On Thu, Apr 06, 2023 at 04:20:29PM +0200, Willy Tarreau wrote:
On Thu, Apr 06, 2023 at 02:56:28PM +0100, Mark Brown wrote:
At present the kselftest header can't be used with nolibc since it makes use of vprintf() which is not available in nolibc and seems like it would be inappropriate to implement given the minimal system requirements and environment intended for nolibc.
In fact we already have vfprintf(), and printf() is based on it, so wouldn't it just be a matter of adding vprintf() that calls vfprintf() for your case ? Maybe just something like this :
static int vprintf(const char *fmt, va_list args) { return vfprintf(stdout, fmt, args); }
It's possible I'm missing something, but it's also possible you didn't find vfprintf() which is why I prefer to raise my hand ;-)

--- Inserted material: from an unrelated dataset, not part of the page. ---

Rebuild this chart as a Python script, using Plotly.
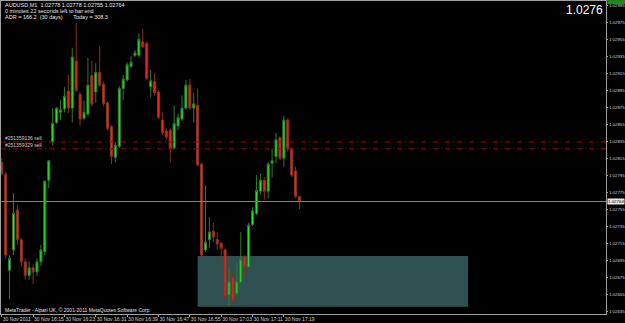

Oh, yes - I just didn't find that. Can't remember what I searched for but it didn't match.
This has resulted in some open coded kselftests which use nolibc to test features that are supposed to be controlled via libc and therefore better exercised in an environment with no libc.
Yeah that's ugly. In nolibc-test we now have two build targets so that we can more easily verify the compatibility between the default libc and nolibc, so my recommendation would be to stick to a common subset of both libcs, but not to rely on nolibc-specific stuff that could make tests harder to debug.
For these features we simply never want to run with a proper libc since if we use a libc which has support for the features then we can't meaningfully interact with them. We're trying to test interfaces that libc is supposed to use.